Many of us have fallen into that abyss.
Part of it stems from our being such an outstanding work force. At 64%, Iowa ranks among the top states in the country for the percentage of people employed. Iowa also ranks eighth in the country for working women, although pay gaps and other issues remain.
“Iowa has more households with all parents working than any other state,” Gov. Kim Reynolds stated in 2021, “yet we’ve lost one-third of our childcare spots over the last five years.”
This year she announced a new Child Care Business Incentive Grant Program, urging employers to offer childcare as an employee benefit.
Lack of childcare is only one issue plaguing Iowans and other Americans coping with work-related stress.
According to one study, 59% of us are so busy that we only can manage 26 minutes of free time per week. We put off tasks like cleaning, paying bills and making doctor appointments, household repairs and healthy meals.
An article titled, “The U.S. is the Most Overworked Developed Nation in the World,” notes that we work hard “with very little paid holiday, vacation, and parental leave to show for it.”
American employees labor an average of 1,767 hours per year. That’s 435 more hours per year than Germans, 365 more hours than French, and 169 more hours than Japanese.
We work to pay bills. Inflation deflates us.
Americans and Canadians are among the most stressed in the world. A 2021 Gallup study found that “57% of U.S. and Canadian workers reported feeling stress on a daily basis, up by eight percentage points from the year prior and compared with 43% of people who feel that way globally.”
Americans are not cutting corners at work. Their companies and institutions — including Iowa universities — are cutting budgets in a post-pandemic economy. That adds to workload.
Half of us feel trapped by our financial and individual situations.
Americans multitask more than people in any other country, often depriving us of inspiration and creativity. There is no study that documents how we multitask while worrying about issues beyond our control.
Many of us spend hours rehashing meaningless interactions, foiled bids for love or attention, real or imagined slights, and other pointless triggers, from road rage to internet outages.
Let’s start with the news. It’s bad. We hear about war, hate crimes, shootings, poisonous politics and, lest we forget, mutating omicron variants. It’s good to be informed, but not at the expense of sanity.
Take a break. You’ll hear the same reports in a week, a month, a year. One less thing.

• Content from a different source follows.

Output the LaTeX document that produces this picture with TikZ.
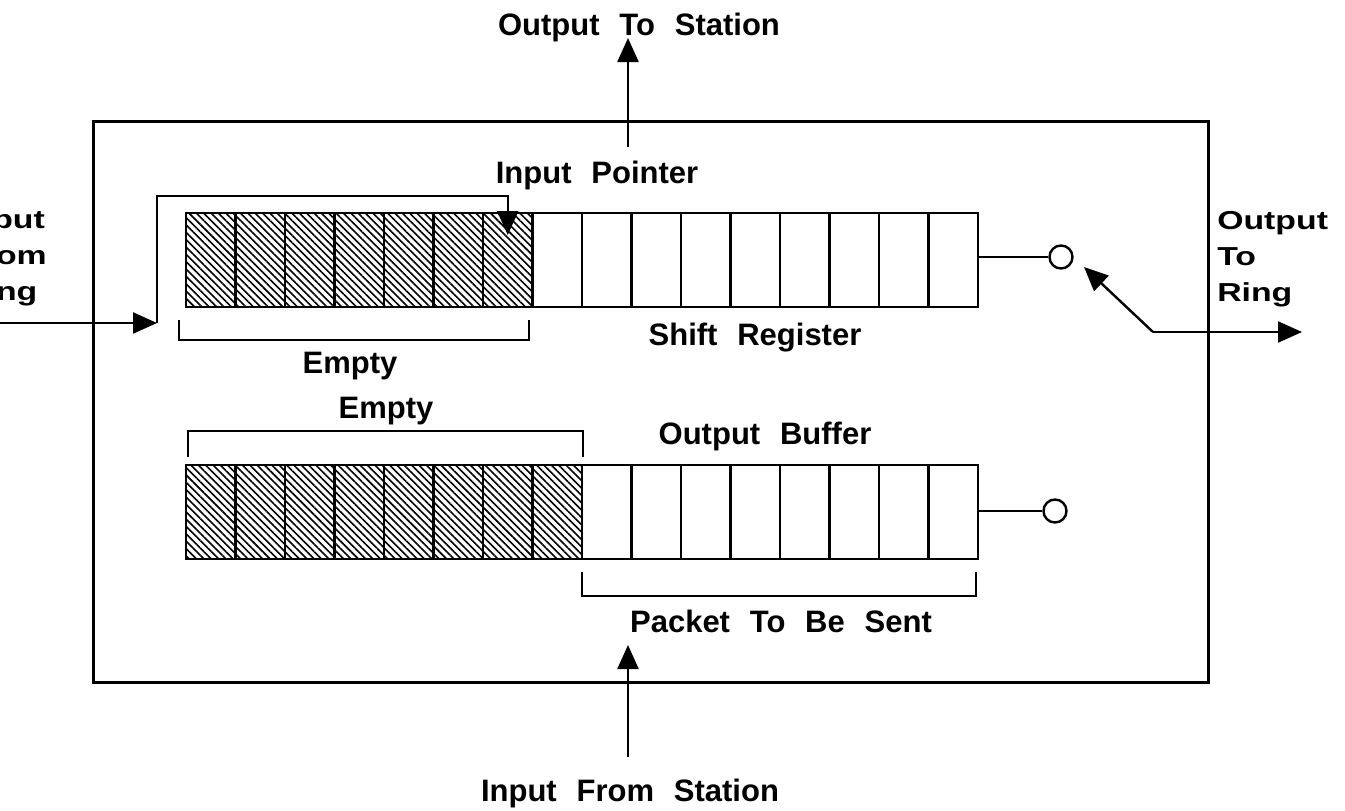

Limit social media. Who cares if someone blocked or unfriended you or snubbed you because of a post? You don’t need to know the reason and then obsess about it in your 26 minutes of free time per week. One less thing.
Same holds true when someone stops talking to you at work for no good reason. Or gossips about you.
“Telling office bullies that they hurt your feelings may feel liberating. But it’s a bad idea,” writes Washington Post columnist Karla L. Miller. “Sharing your hurt only helps with people who care about your feelings. Otherwise, it’s giving them ammunition.”
Ignore them back and interact only when proper for work-related reasons. One less thing.
The philosophy of one less thing is liberating. Say “no” when asked to do extra tasks or service at home, school or work. Saying “yes” is one of the reasons our lives are so chaotic.
The philosophy of one less thing is based on stoicism, which the ancients viewed as a way of life. As the Stanford Encyclopedia explains it, “Once we come to know what we and the world around us are really like, and especially the nature of value, we will be utterly transformed.”
Apart from politics or career, what do you most value? Your church or community? Your spouse, friend, family, partner, pet? A hobby? Travel? Hunting, fishing, hiking, gardening? Make a list.
Now make another. What petty issues occupy your thoughts in the course of a week? Which ones can you dismiss, block or ignore for the sake of wellbeing?
The Greek stoic Epictetus has recommendations that resonate to this day. He reminds us that troubles abound. It’s how we react to them that matters. He also advises us to cease worrying about things beyond our power or control. Epictetus reminds us that people are not worried about real problems “so much as by imagined anxieties about real problems.”
The philosophy of one less thing may not set you free; but it will free up time for the pursuits and people you most value.
Michael Bugeja is a distinguished professor of liberal arts and sciences at Iowa State University. These views are his own.